▶ Information provided

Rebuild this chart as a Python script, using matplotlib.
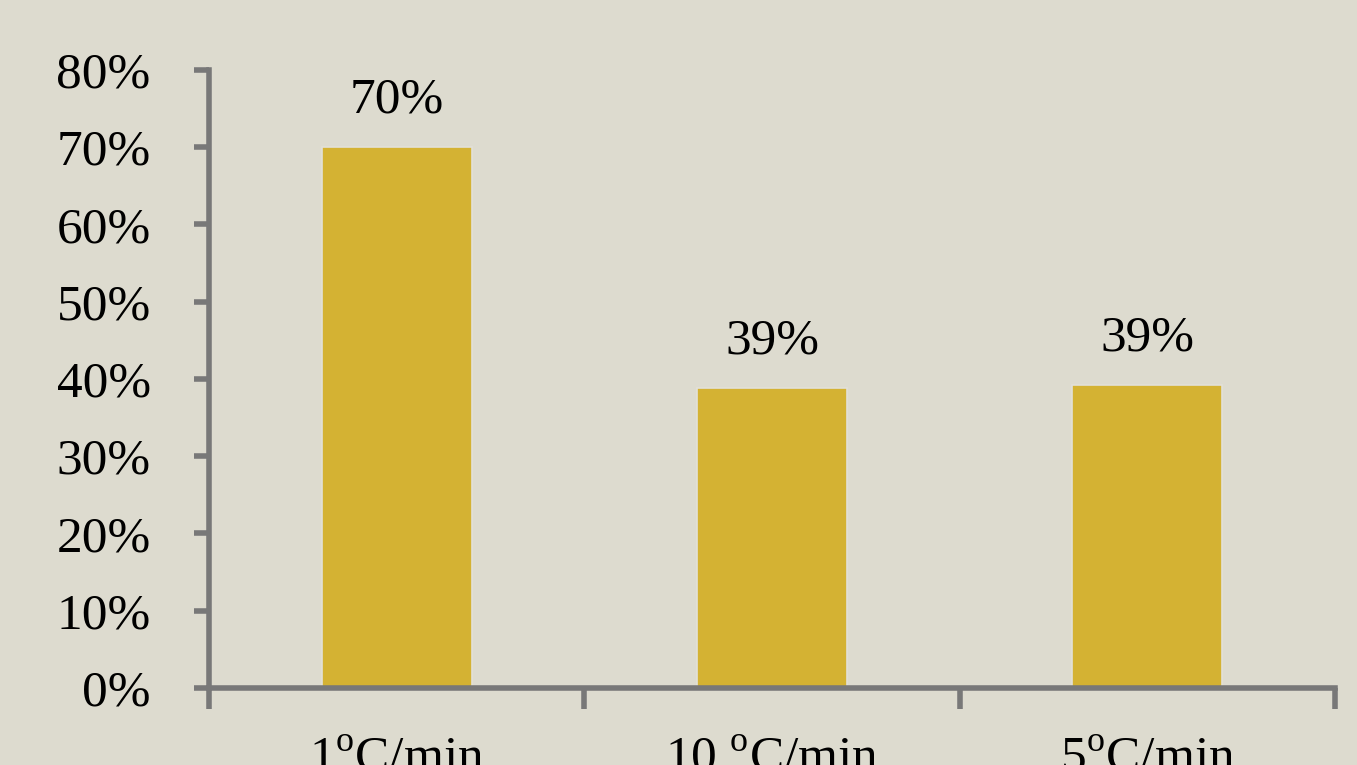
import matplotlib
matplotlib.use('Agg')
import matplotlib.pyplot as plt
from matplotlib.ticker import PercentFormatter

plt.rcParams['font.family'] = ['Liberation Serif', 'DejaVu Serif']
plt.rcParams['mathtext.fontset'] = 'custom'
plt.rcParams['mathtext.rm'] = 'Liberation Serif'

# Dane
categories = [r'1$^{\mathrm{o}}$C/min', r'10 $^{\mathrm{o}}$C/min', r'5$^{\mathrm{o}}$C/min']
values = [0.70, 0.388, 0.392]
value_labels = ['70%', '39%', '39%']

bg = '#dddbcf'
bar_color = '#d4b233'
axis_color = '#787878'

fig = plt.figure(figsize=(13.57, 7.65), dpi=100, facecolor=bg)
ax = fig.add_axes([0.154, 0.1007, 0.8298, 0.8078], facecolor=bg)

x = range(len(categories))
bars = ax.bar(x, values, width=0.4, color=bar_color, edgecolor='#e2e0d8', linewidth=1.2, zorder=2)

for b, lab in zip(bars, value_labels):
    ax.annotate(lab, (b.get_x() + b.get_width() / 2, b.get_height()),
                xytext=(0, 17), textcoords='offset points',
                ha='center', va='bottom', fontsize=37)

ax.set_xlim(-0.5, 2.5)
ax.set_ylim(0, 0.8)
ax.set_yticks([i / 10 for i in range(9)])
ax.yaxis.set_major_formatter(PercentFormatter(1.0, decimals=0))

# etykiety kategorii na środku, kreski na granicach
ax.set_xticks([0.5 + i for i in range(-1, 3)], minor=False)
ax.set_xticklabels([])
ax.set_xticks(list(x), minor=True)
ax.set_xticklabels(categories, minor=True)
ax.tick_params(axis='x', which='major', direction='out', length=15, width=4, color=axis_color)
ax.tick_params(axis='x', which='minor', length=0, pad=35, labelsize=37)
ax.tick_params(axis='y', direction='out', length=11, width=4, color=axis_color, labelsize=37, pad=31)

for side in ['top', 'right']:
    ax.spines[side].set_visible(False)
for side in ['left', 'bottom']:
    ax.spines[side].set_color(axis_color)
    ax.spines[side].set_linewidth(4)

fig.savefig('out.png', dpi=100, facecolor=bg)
---
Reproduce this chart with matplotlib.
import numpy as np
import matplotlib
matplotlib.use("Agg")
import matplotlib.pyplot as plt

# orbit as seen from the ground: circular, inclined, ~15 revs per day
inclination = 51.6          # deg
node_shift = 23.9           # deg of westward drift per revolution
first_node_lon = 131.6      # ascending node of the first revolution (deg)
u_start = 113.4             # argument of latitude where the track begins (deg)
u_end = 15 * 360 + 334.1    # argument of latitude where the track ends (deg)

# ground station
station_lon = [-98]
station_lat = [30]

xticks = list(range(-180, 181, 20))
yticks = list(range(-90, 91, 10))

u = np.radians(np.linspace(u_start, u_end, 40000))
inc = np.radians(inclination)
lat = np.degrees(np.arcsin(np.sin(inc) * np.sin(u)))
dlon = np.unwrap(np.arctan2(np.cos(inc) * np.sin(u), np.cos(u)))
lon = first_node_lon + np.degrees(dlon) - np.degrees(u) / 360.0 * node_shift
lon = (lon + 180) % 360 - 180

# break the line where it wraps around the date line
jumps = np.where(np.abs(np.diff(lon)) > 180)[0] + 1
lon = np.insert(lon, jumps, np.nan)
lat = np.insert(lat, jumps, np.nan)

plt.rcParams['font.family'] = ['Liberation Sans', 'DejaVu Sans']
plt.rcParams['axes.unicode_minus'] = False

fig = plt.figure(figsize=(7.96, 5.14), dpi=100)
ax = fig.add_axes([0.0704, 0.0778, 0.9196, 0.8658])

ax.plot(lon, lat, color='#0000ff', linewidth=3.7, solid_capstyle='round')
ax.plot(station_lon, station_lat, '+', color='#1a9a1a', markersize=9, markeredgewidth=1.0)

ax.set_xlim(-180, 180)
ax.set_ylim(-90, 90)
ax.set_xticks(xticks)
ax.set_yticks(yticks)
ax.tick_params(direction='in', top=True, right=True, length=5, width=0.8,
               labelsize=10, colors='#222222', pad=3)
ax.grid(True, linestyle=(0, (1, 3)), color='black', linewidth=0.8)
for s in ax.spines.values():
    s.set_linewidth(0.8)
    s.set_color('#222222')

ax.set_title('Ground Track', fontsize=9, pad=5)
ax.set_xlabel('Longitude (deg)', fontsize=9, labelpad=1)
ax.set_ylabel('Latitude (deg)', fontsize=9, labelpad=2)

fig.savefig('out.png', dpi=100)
...
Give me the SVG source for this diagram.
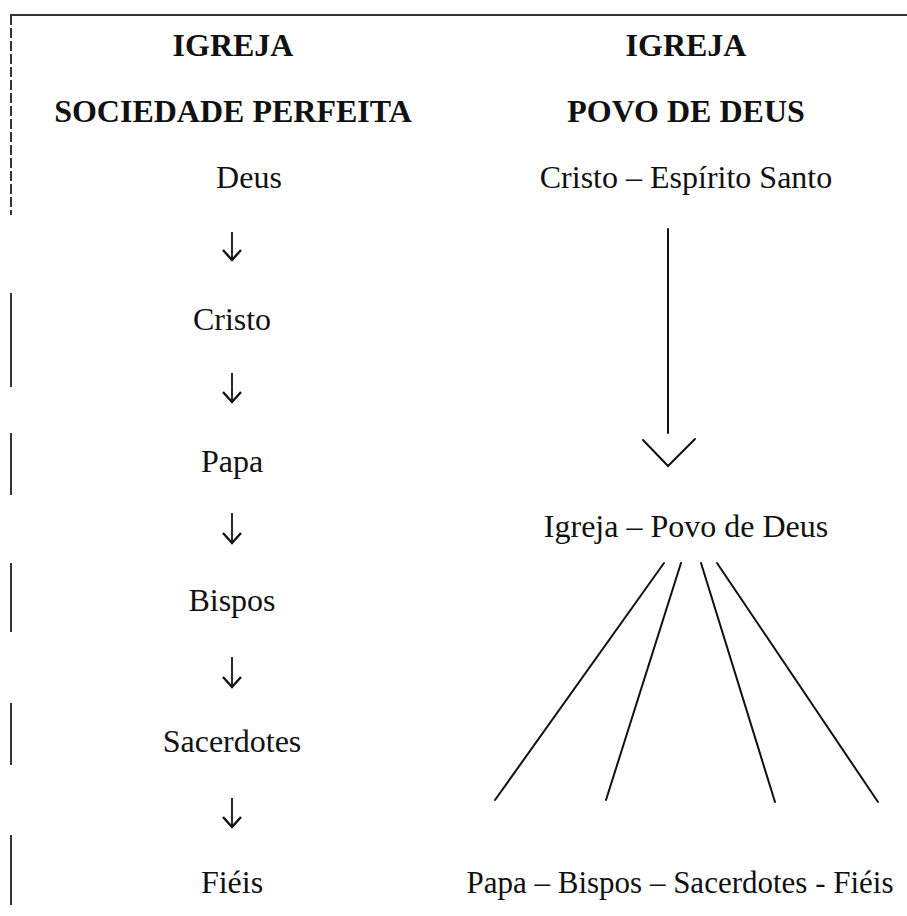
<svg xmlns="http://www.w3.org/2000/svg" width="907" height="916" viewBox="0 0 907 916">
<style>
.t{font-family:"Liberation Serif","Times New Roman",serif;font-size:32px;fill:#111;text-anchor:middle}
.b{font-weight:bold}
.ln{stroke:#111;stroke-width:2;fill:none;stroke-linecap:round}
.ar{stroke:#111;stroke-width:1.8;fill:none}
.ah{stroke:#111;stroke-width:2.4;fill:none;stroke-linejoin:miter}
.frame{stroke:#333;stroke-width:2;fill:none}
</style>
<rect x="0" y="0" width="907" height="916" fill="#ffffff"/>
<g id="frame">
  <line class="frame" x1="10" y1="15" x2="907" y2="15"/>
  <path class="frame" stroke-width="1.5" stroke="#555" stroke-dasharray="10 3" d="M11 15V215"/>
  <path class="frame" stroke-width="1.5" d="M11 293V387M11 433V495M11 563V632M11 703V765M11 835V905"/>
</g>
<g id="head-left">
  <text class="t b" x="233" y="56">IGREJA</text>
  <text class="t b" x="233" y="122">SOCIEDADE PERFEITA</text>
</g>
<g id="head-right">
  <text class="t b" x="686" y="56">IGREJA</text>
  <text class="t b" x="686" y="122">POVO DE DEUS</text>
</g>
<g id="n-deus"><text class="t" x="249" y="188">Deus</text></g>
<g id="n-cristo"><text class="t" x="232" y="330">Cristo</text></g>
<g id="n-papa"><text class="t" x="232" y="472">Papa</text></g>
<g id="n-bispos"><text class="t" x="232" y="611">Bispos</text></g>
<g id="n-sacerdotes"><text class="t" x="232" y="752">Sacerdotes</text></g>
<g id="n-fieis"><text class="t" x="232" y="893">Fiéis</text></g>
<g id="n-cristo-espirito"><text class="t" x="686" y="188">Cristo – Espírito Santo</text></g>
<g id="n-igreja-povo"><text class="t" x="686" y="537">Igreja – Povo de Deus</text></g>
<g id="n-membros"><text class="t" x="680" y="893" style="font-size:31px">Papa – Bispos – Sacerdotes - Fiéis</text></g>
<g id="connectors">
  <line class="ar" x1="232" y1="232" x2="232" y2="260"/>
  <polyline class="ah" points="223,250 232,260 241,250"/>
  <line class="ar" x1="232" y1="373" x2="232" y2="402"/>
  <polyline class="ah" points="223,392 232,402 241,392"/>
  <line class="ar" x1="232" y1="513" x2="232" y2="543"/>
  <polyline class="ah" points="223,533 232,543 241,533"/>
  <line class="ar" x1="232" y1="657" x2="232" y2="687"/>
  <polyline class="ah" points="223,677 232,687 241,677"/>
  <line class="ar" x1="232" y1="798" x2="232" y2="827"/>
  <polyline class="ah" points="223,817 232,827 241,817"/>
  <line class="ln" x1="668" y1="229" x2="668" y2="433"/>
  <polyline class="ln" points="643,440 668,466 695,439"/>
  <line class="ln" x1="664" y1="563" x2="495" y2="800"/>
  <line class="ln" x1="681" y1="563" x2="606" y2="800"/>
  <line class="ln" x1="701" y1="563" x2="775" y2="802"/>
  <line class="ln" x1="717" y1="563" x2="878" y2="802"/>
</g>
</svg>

▶ Exercise task
Look above for the line with "Rebuild this chart" and the line with "ax.yaxis.set_major_formatter(PercentFormatter(1.0, decimals=0))"; set down those two lines and all lines between them exactly, without pictures and without anything else.

▶ Answer
Rebuild this chart as a Python script, using matplotlib.
import matplotlib
matplotlib.use('Agg')
import matplotlib.pyplot as plt
from matplotlib.ticker import PercentFormatter

plt.rcParams['font.family'] = ['Liberation Serif', 'DejaVu Serif']
plt.rcParams['mathtext.fontset'] = 'custom'
plt.rcParams['mathtext.rm'] = 'Liberation Serif'

# Dane
categories = [r'1$^{\mathrm{o}}$C/min', r'10 $^{\mathrm{o}}$C/min', r'5$^{\mathrm{o}}$C/min']
values = [0.70, 0.388, 0.392]
value_labels = ['70%', '39%', '39%']

bg = '#dddbcf'
bar_color = '#d4b233'
axis_color = '#787878'

fig = plt.figure(figsize=(13.57, 7.65), dpi=100, facecolor=bg)
ax = fig.add_axes([0.154, 0.1007, 0.8298, 0.8078], facecolor=bg)

x = range(len(categories))
bars = ax.bar(x, values, width=0.4, color=bar_color, edgecolor='#e2e0d8', linewidth=1.2, zorder=2)

for b, lab in zip(bars, value_labels):
    ax.annotate(lab, (b.get_x() + b.get_width() / 2, b.get_height()),
                xytext=(0, 17), textcoords='offset points',
                ha='center', va='bottom', fontsize=37)

ax.set_xlim(-0.5, 2.5)
ax.set_ylim(0, 0.8)
ax.set_yticks([i / 10 for i in range(9)])
ax.yaxis.set_major_formatter(PercentFormatter(1.0, decimals=0))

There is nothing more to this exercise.